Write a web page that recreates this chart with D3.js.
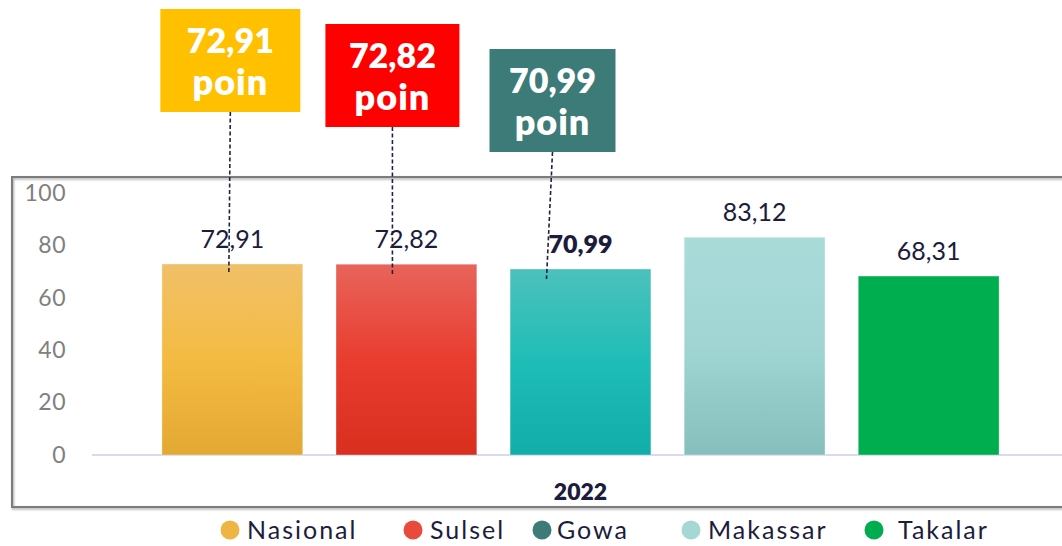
<!DOCTYPE html>
<html>
<head>
<meta charset="utf-8">
<script src="https://cdn.jsdelivr.net/npm/d3@7"></script>
<style>
  html, body { margin: 0; padding: 0; background: #ffffff; }
  svg { display: block; font-family: Lato, "Noto Sans", sans-serif; }
</style>
</head>
<body>
<svg id="chart" width="1062" height="546"></svg>
<script>
// ---- data ----
const categories = ["Nasional", "Sulsel", "Gowa", "Makassar", "Takalar"];
const values = [72.91, 72.82, 70.99, 83.12, 68.31];
const yTicks = [0, 20, 40, 60, 80, 100];
const yearLabel = "2022";
const callouts = ["Nasional", "Sulsel", "Gowa"]; // categories highlighted with a boxed value
const boldLabels = ["Gowa"];

// ---- styles ----
const barGradients = {
  Nasional: ["#f0c068", "#f4bb42", "#e3a832"],
  Sulsel:   ["#e8645b", "#e83d2f", "#d92f1f"],
  Gowa:     ["#4cc1bc", "#1fbdb7", "#11ada9"],
  Makassar: ["#a9dbd9", "#a0d5d3", "#85bfbb"],
  Takalar:  ["#00ae4f", "#00ae4f", "#00ae4f"]
};
const legendColors = {
  Nasional: "#eeb544", Sulsel: "#e84a3c", Gowa: "#3c7b78",
  Makassar: "#a5d8d5", Takalar: "#00ad4e"
};
const calloutColors = { Nasional: "#ffc000", Sulsel: "#ff0000", Gowa: "#3d7b78" };
// callout box layout: horizontal offset of box centre from the bar centre, top, width
const calloutLayout = {
  Nasional: { dx: -2,  top: 9,  w: 140, slant: -1.5 },
  Sulsel:   { dx: -14, top: 24, w: 134, slant: 0 },
  Gowa:     { dx: -28, top: 49, w: 126, slant: -6 }
};
const calloutH = 103;
const legendX = [230, 413, 542, 691, 874];
const legendGap = [17, 17, 15, 17, 24];

const svg = d3.select("#chart");
const fmt = v => v.toFixed(2).replace(".", ",");

// ---- scales ----
const x = d3.scaleBand().domain(categories).range([118.4, 1042.6])
  .paddingInner(0.191).paddingOuter(0.25);
const y = d3.scaleLinear().domain([0, 100]).range([455, 193]);

// ---- gradients ----
const defs = svg.append("defs");
categories.forEach((c, i) => {
  const g = defs.append("linearGradient").attr("id", "grad" + i)
    .attr("x1", 0).attr("y1", 0).attr("x2", 0).attr("y2", 1);
  const stops = barGradients[c];
  g.append("stop").attr("offset", "0%").attr("stop-color", stops[0]);
  g.append("stop").attr("offset", "50%").attr("stop-color", stops[1]);
  g.append("stop").attr("offset", "100%").attr("stop-color", stops[2]);
});
const shadow = defs.append("filter").attr("id", "frameShadow")
  .attr("x", "-5%").attr("y", "-5%").attr("width", "110%").attr("height", "110%");
shadow.append("feDropShadow").attr("dx", 1).attr("dy", 1.5)
  .attr("stdDeviation", 1).attr("flood-color", "#000").attr("flood-opacity", 0.35);

// ---- chart frame ----
svg.append("rect")
  .attr("x", 12).attr("y", 177).attr("width", 1070).attr("height", 330)
  .attr("fill", "none").attr("stroke", "#7c7c7c").attr("stroke-width", 2)
  .attr("filter", "url(#frameShadow)");

// ---- y axis ----
const yAxis = svg.append("g")
  .attr("transform", "translate(66,0)")
  .call(d3.axisLeft(y).tickValues(yTicks).tickSize(0).tickPadding(0));
yAxis.select(".domain").remove();
yAxis.selectAll("text")
  .attr("fill", "#808080")
  .style("font-family", "Lato, sans-serif")
  .style("font-size", "23px")
  .style("letter-spacing", "0.5px");

// ---- baseline ----
svg.append("line")
  .attr("x1", 92).attr("x2", 1062)
  .attr("y1", y(0)).attr("y2", y(0))
  .attr("stroke", "#d9d9f2").attr("stroke-width", 2);

// ---- bars ----
svg.append("g").selectAll("rect")
  .data(categories)
  .join("rect")
  .attr("x", d => x(d))
  .attr("y", (d, i) => y(values[i]))
  .attr("width", x.bandwidth())
  .attr("height", (d, i) => y(0) - y(values[i]))
  .attr("fill", (d, i) => `url(#grad${i})`)
  .attr("stroke", "rgba(255,255,255,0.35)")
  .attr("stroke-width", 1);

// ---- value labels ----
svg.append("g").selectAll("text")
  .data(categories)
  .join("text")
  .attr("x", d => x(d) + x.bandwidth() / 2)
  .attr("y", (d, i) => y(values[i]) - 16)
  .attr("text-anchor", "middle")
  .attr("fill", "#1c1c3c")
  .style("font-size", "25px")
  .style("font-weight", d => boldLabels.includes(d) ? 800 : 400)
  .text((d, i) => fmt(values[i]));

// ---- callouts ----
const cg = svg.append("g");
callouts.forEach(c => {
  const i = categories.indexOf(c);
  const L = calloutLayout[c];
  const cx = x(c) + x.bandwidth() / 2 + L.dx;
  // leader line from box to bar top
  cg.append("line")
    .attr("x1", cx).attr("y1", L.top + calloutH)
    .attr("x2", cx + L.slant).attr("y2", y(values[i]) + 10)
    .attr("stroke", "#22223f").attr("stroke-width", 1.6)
    .attr("stroke-dasharray", "4,2.5");
  cg.append("rect")
    .attr("x", cx - L.w / 2).attr("y", L.top)
    .attr("width", L.w).attr("height", calloutH)
    .attr("fill", calloutColors[c]);
  const t = cg.append("text")
    .attr("text-anchor", "middle")
    .attr("fill", "#ffffff")
    .style("font-size", "34px")
    .style("font-weight", 800);
  t.append("tspan").attr("x", cx).attr("y", L.top + 44).text(fmt(values[i]));
  t.append("tspan").attr("x", cx).attr("y", L.top + 86)
    .style("font-size", "36px").style("letter-spacing", "1px").text("poin");
});

// ---- category (year) label ----
svg.append("text")
  .attr("x", x(categories[2]) + x.bandwidth() / 2)
  .attr("y", 500)
  .attr("text-anchor", "middle")
  .attr("fill", "#1c1c3c")
  .style("font-size", "23px")
  .style("font-weight", 800)
  .text(yearLabel);

// ---- legend ----
const lg = svg.append("g").selectAll("g")
  .data(categories)
  .join("g")
  .attr("transform", (d, i) => `translate(${legendX[i]},530)`);
lg.append("circle").attr("r", 9.5).attr("fill", d => legendColors[d]);
lg.append("text")
  .attr("x", (d, i) => legendGap[i])
  .attr("y", 9)
  .attr("fill", "#1c1c3c")
  .style("font-size", "25px")
  .style("letter-spacing", "2px")
  .text(d => d);
</script>
</body>
</html>
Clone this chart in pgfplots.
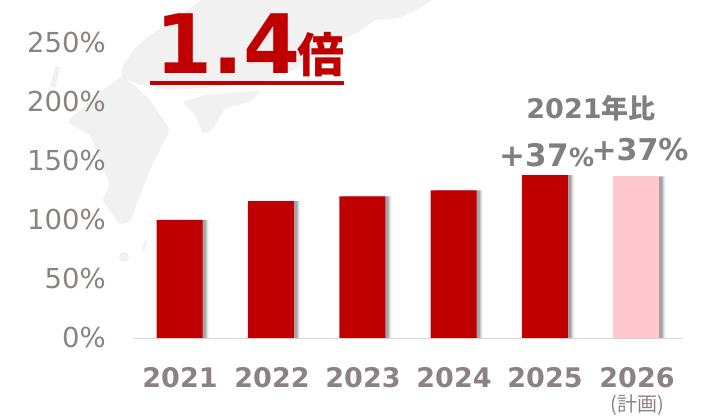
\documentclass[border=0pt]{standalone}
\usepackage{pgfplots}
\pgfplotsset{compat=1.18}
\usepackage{fontspec}
\setmainfont{DejaVu Sans}
\newfontfamily\cjk{Noto Sans CJK JP}
\definecolor{tg}{HTML}{8C8281}
\definecolor{lg}{HTML}{7F7F7F}
\definecolor{rd}{HTML}{C00000}
\definecolor{pk}{HTML}{FFC7CE}
\definecolor{mp}{HTML}{F1F1F1}
\pgfplotstableread{
x y
0 100
1 116
2 120
3 125
4 138
}\solid
\pgfplotstableread{
x y
5 137
}\plan
\pgfplotstableread{
x y
0 100
1 116
2 120
3 125
4 138
5 137
}\all
\begin{document}
\begin{tikzpicture}[x=1pt,y=1pt]
\path (0,0) rectangle (713,417);
% faint map
\begin{scope}[shift={(0,417)},yscale=-1]
\fill[mp,rounded corners=3pt] (122,67) -- (135,48) -- (150,35) -- (175,20) -- (200,0) -- (433,0) -- (420,8) -- (400,18) -- (375,20) -- (357,33) -- (340,40) -- (320,50) -- (298,68) -- (270,80) -- (240,84) -- (205,88) -- (170,90) -- (140,85) -- (122,78) -- cycle;
\fill[mp,rounded corners=3pt] (122,76) -- (100,92) -- (80,110) -- (67,122) -- (90,135) -- (100,160) -- (110,185) -- (102,200) -- (120,225) -- (130,222) -- (140,195) -- (150,170) -- (170,130) -- (160,115) -- (150,100) -- (135,86) -- cycle;
\fill[mp,rounded corners=3pt] (182,102) -- (205,95) -- (240,92) -- (262,90) -- (250,102) -- (225,108) -- (212,130) -- (203,134) -- (195,115) -- cycle;
\fill[mp] (50,87) -- (55,67) -- (60,67) -- (56,87) -- cycle;
\fill[mp,rounded corners=2pt] (141,250) -- (146,238) -- (148,240) -- (144,252) -- cycle;
\fill[mp] (124,257) circle (5);
\end{scope}
\begin{axis}[
  at={(134pt,79pt)}, anchor=south west,
  x=91.33pt, y=1.18pt,
  xmin=-0.5, xmax=5.5, ymin=0, ymax=290,
  scale only axis,
  axis lines=none,
  clip=false,
  ybar, bar width=46pt,
]
\addplot[ybar, draw=none, fill=black, fill opacity=.06, bar shift=6pt, forget plot] table {\all};
\addplot[ybar, draw=none, fill=black, fill opacity=.09, bar shift=5pt, forget plot] table {\all};
\addplot[ybar, draw=none, fill=black, fill opacity=.12, bar shift=4pt, forget plot] table {\all};
\addplot[ybar, draw=none, fill=black, fill opacity=.15, bar shift=3pt, forget plot] table {\all};
\addplot[ybar, draw=none, fill=rd, bar shift=0pt] table {\solid};
\addplot[ybar, draw=none, fill=pk, bar shift=0pt] table {\plan};
\end{axis}
% axis line and labels
\draw[color=black!17, line width=1.5pt] (134,78.5) -- (682,78.5);
\foreach \v/\yy in {0/80,50/139,100/198,150/257,200/316,250/375}
  \node[anchor=east, text=tg, font=\fontsize{27.5}{27.5}\selectfont, inner sep=0pt] at (106,\yy) {\v\%};
\foreach \t/\xx in {2021/180,2022/272,2023/363,2024/454,2025/545,2026/637}
  \node[text=tg, font=\fontsize{27}{27}\selectfont\bfseries, inner sep=0pt] at (\xx,39) {\t};
\node[text=tg, font=\fontsize{20}{20}\selectfont\cjk, inner sep=0pt] at (637,12) {(計画)};
% headline
\node[anchor=base west, text=rd, font=\fontsize{82}{82}\selectfont\bfseries, inner sep=0pt] at (155,343) {1.4};
\node[anchor=base west, text=rd, font=\fontsize{47}{47}\selectfont\cjk\bfseries, inner sep=0pt] at (297,344) {倍};
\fill[rd] (150,332) rectangle (344,336);
\node[text=lg, font=\fontsize{27}{27}\selectfont\bfseries, inner sep=0pt] at (591,309) {2021\cjk 年比};
\node[text=lg, font=\fontsize{31}{31}\selectfont\bfseries, inner sep=0pt] at (547,262) {+37{\fontsize{25}{25}\selectfont\%}};
\node[text=lg, font=\fontsize{30}{30}\selectfont\bfseries, inner sep=0pt] at (640,267) {+37\%};
\end{tikzpicture}
\end{document}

EXERCISE:
Above are some records. Report the number of their lines that include "this", and add nothing else.

ANSWER TO THE TASK:
2